Apart from growth and optimising its expertise, another important factor of Cramo’s Shape and Share strategy is digitalisation. The technology needed to track multiple sources of data from its machines is being introduced, an advance that provides important feedback, not just for the company but also for its customers.

Two areas in which the company has grown rapidly are BIM technology – the use of infrared detection devices – and narrowband radio technology. “We have definitely improved in different areas,” Leif says, adding, “Cramo is not done yet. We have many ongoing projects in the area.”

“Digitalisation is so important to help us become even better and more advances are just around the corner. One example is working on getting more information from our machines, to enable us to make the right decisions.”
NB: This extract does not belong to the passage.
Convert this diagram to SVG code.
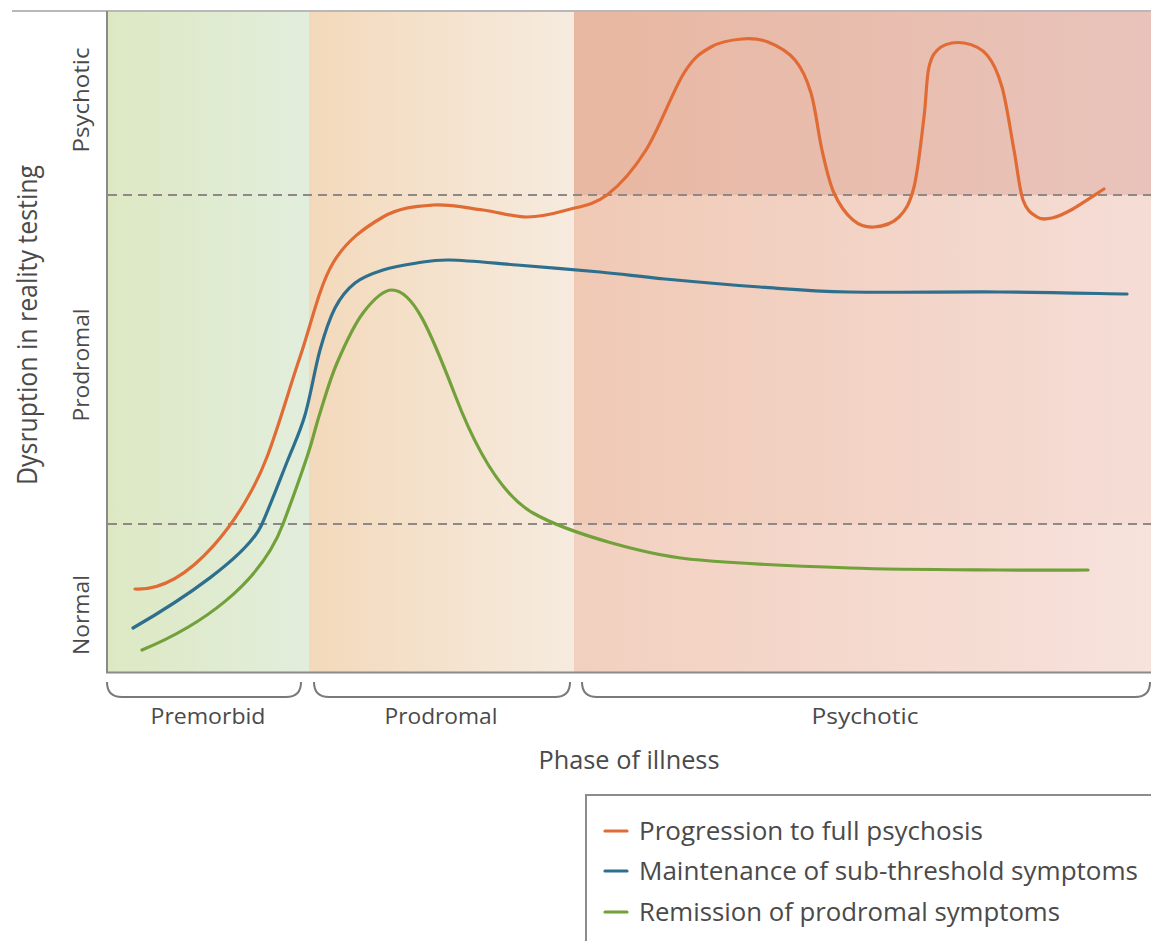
<svg xmlns="http://www.w3.org/2000/svg" width="1151" height="941" viewBox="0 0 1151 941">
  <defs>
    <linearGradient id="gPremorbid" x1="0" y1="0" x2="1" y2="0">
      <stop offset="0" stop-color="#dde8c3"/>
      <stop offset="1" stop-color="#e2eedc"/>
    </linearGradient>
    <linearGradient id="gProdromal" x1="0" y1="0" x2="1" y2="0">
      <stop offset="0" stop-color="#f3d9bb"/>
      <stop offset="1" stop-color="#f6ebdf"/>
    </linearGradient>
    <linearGradient id="gPsyTop" x1="0" y1="0" x2="1" y2="0">
      <stop offset="0" stop-color="#e8b7a1"/>
      <stop offset="1" stop-color="#e9c3bb"/>
    </linearGradient>
    <linearGradient id="gPsyMid" x1="0" y1="0" x2="1" y2="0">
      <stop offset="0" stop-color="#f0c9b5"/>
      <stop offset="1" stop-color="#f5ddd6"/>
    </linearGradient>
    <linearGradient id="gPsyLow" x1="0" y1="0" x2="1" y2="0">
      <stop offset="0" stop-color="#f2d0bf"/>
      <stop offset="1" stop-color="#f7e2dc"/>
    </linearGradient>
  </defs>
  <style>
    .lbl { font-family: "Open Sans", "Liberation Sans", sans-serif; fill: #4a4a4a; }
    .axis { stroke: #8a8a8a; stroke-width: 2; fill: none; }
    .dash { stroke: #8e8886; stroke-width: 2; stroke-dasharray: 9 6; fill: none; }
    .brace { stroke: #7a7a7a; stroke-width: 2; fill: none; }
    .curve { fill: none; stroke-width: 3.2; stroke-linecap: round; stroke-linejoin: round; }
    .orange { stroke: #e06b34; }
    .blue { stroke: #2f6f8e; }
    .green { stroke: #72a03a; }
  </style>

  <rect width="1151" height="941" fill="#ffffff"/>

  <!-- phase bands -->
  <g id="bands">
    <rect x="107" y="11" width="202" height="661" fill="url(#gPremorbid)"/>
    <rect x="309" y="11" width="265" height="661" fill="url(#gProdromal)"/>
    <rect x="574" y="11" width="577" height="184" fill="url(#gPsyTop)"/>
    <rect x="574" y="195" width="577" height="329" fill="url(#gPsyMid)"/>
    <rect x="574" y="524" width="577" height="148" fill="url(#gPsyLow)"/>
  </g>

  <!-- frame, axes and threshold lines -->
  <g id="axes">
    <line x1="12" y1="11" x2="1151" y2="11" stroke="#b8b8b8" stroke-width="2"/>
    <line x1="107" y1="11" x2="107" y2="673" class="axis"/>
    <line x1="106" y1="672.5" x2="1151" y2="672.5" class="axis"/>
    <line x1="108" y1="195" x2="1151" y2="195" class="dash"/>
    <line x1="108" y1="524" x2="1151" y2="524" class="dash"/>
  </g>

  <!-- trajectories -->
  <g id="connectors">
    <path id="progression" class="curve orange" d="M135,589
      C190,592 245,515 267,457
      C279,425.4 289,389.3 300,357
      C311,324.7 319.2,286.3 333,263
      C346.8,239.7 366.3,226.7 383,217
      C399.7,207.3 416.3,206.2 433,205
      C449.7,203.8 467.3,208 483,210
      C498.7,212 513,217 527,217
      C541,217 553.7,213.7 567,210
      C580.3,206.3 593.8,205 607,195
      C620.2,185 633.2,170.3 646,150
      C658.8,129.7 673.2,90.2 684,73
      C694.8,55.8 701.3,52.7 711,47
      C720.7,41.3 732.5,39.8 742,39
      C751.5,38.2 759.2,38.5 768,42
      C776.8,45.5 787.8,51.5 795,60
      C802.2,68.5 806.5,78 811,93
      C815.5,108 818.2,133.3 822,150
      C825.8,166.7 828.8,181.3 834,193
      C839.2,204.7 846.3,214.3 853,220
      C859.7,225.7 866.3,227.5 874,227
      C881.7,226.5 892.3,223.7 899,217
      C905.7,210.3 909.8,203.7 914,187
      C918.2,170.3 921.5,137 924,117
      C926.5,97 926.2,78.7 929,67
      C931.8,55.3 935.2,51 941,47
      C946.8,43 956.3,41.7 964,43
      C971.7,44.3 980.7,47.7 987,55
      C993.3,62.3 997.5,71.2 1002,87
      C1006.5,102.8 1010.5,131.2 1014,150
      C1017.5,168.8 1019.2,188.8 1023,200
      C1026.8,211.2 1032.2,214 1037,217
      C1041.8,220 1046.3,219.2 1052,218
      C1057.7,216.8 1062.3,214.8 1071,210
      C1079.7,205.2 1098.5,192.5 1104,189"/>
    <path id="maintenance" class="curve blue" d="M133,628
      C180,601 248,556 262,524
      C271,503.5 279.8,480.2 287,462
      C294.2,443.8 299.5,433.7 305,415
      C310.5,396.3 315,367.8 320,350
      C325,332.2 329.2,319.2 335,308
      C340.8,296.8 347,289.3 355,283
      C363,276.7 372.7,273.3 383,270
      C393.3,266.7 405.8,264.7 417,263
      C428.2,261.3 433.3,259.7 450,260
      C466.7,260.3 492,263 517,265
      C542,267 575.3,269.7 600,272
      C624.7,274.3 638.3,276.5 665,279
      C691.7,281.5 729.3,284.8 760,287
      C790.7,289.2 809,291.2 849,292
      C889,292.8 953.7,291.7 1000,292
      C1046.3,292.3 1105.8,293.7 1127,294"/>
    <path id="remission" class="curve green" d="M142,650
      C200,626 260,585 283,524
      C291,502.8 300.8,475.5 307,457
      C313.2,438.5 315,428.7 320,413
      C325,397.3 329.8,379.7 337,363
      C344.2,346.3 353.8,325.2 363,313
      C372.2,300.8 382.5,290 392,290
      C413,290 430,330 455,395
      C478,455 505,497 533,513
      C568,533 650,556.5 700,560
      C741.7,563.8 800,566.3 850,568
      C900,569.7 960.3,569.7 1000,570
      C1039.7,570.3 1073.3,570 1088,570"/>
  </g>

  <!-- y axis labels -->
  <g id="y-labels">
    <text class="lbl" transform="translate(37,325) rotate(-90)" text-anchor="middle" font-size="27" textLength="320" lengthAdjust="spacingAndGlyphs">Dysruption in reality testing</text>
    <text class="lbl" transform="translate(89,100) rotate(-90)" text-anchor="middle" font-size="22" textLength="105" lengthAdjust="spacingAndGlyphs">Psychotic</text>
    <text class="lbl" transform="translate(89,365) rotate(-90)" text-anchor="middle" font-size="22" textLength="113" lengthAdjust="spacingAndGlyphs">Prodromal</text>
    <text class="lbl" transform="translate(89,615) rotate(-90)" text-anchor="middle" font-size="22" textLength="80" lengthAdjust="spacingAndGlyphs">Normal</text>
  </g>

  <!-- phase braces and labels -->
  <g id="phase-premorbid">
    <path class="brace" d="M107,682 C107,692 112,697 122,697 L286,697 C296,697 301,692 301,682"/>
    <text class="lbl" x="208" y="724" text-anchor="middle" font-size="22" textLength="115" lengthAdjust="spacingAndGlyphs">Premorbid</text>
  </g>
  <g id="phase-prodromal">
    <path class="brace" d="M314,682 C314,692 319,697 329,697 L555,697 C565,697 570,692 570,682"/>
    <text class="lbl" x="441" y="724" text-anchor="middle" font-size="22" textLength="113" lengthAdjust="spacingAndGlyphs">Prodromal</text>
  </g>
  <g id="phase-psychotic">
    <path class="brace" d="M582,682 C582,692 587,697 597,697 L1135,697 C1145,697 1150,692 1150,682"/>
    <text class="lbl" x="865" y="724" text-anchor="middle" font-size="22" textLength="107" lengthAdjust="spacingAndGlyphs">Psychotic</text>
  </g>
  <g id="x-title">
    <text class="lbl" x="629" y="769" text-anchor="middle" font-size="25" textLength="181" lengthAdjust="spacingAndGlyphs">Phase of illness</text>
  </g>

  <!-- legend -->
  <g id="legend">
    <rect x="586" y="795" width="600" height="200" fill="#ffffff" stroke="#8c8c8c" stroke-width="2"/>
    <line x1="605" y1="831" x2="627" y2="831" class="curve orange"/>
    <line x1="605" y1="871" x2="627" y2="871" class="curve blue"/>
    <line x1="605" y1="912" x2="627" y2="912" class="curve green"/>
    <text class="lbl" x="639" y="840" font-size="25" fill="#3a3a3a" textLength="344" lengthAdjust="spacingAndGlyphs">Progression to full psychosis</text>
    <text class="lbl" x="639" y="880" font-size="25" fill="#3a3a3a" textLength="499" lengthAdjust="spacingAndGlyphs">Maintenance of sub-threshold symptoms</text>
    <text class="lbl" x="639" y="921" font-size="25" fill="#3a3a3a" textLength="421" lengthAdjust="spacingAndGlyphs">Remission of prodromal symptoms</text>
  </g>
</svg>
“Working internally to be more efficient and finding good customer solutions is vital for us. We can then identify their needs to help with their existing concerns so they can improve their business,” Leif says.

Leif Gustafsson CEO of Cramo

“Another area where we have grown quite quickly and established ourselves is BIM technology. In Norway, we’re working with a big construction company, using 100% BIM technology. It is something we will see grow even faster in the construction industry. We’re doing quite a lot to change traditional models to be more agile and direct in using technology.”

Cramo’s eCommerce solution is also an important contribution to its digital platform, with the service allowing customers to browse, compare orders and even return equipment online.

“We’ve made huge improvements updating our services on our websites,” Leif says. “Our ambition is for all of our customers to be able to access our services online.”

Meanwhile, Cramo is using its Shape and Share strategy to strengthen employee relationships and help staff perform to their potential. Leif says encouraging employees to improve their personal development is crucial to creating their own future.

“We believe strongly that every working culture needs a good story for employees to tag on to and feel proud of.”

“It’s one of the cornerstones of our Shape and Share strategy,” he says. “We believe strongly that every working culture needs a good story for employees to tag on to and feel proud of, and we’ve launched our own internal story to boost people development called ‘We are Shapers’.”

Leif says the ‘We are Shapers’ culture has created an open atmosphere where ideas are welcome and everyone feels equally important. He says Cramo employees are now motivated to not only expand their own self-development but also contribute more to their company.

“People are calling themselves ‘Shapers’ and that employee branding perspective is a very good thing. It is something we want all Cramo employees to feel – like they are all helping to share and sharing to help.”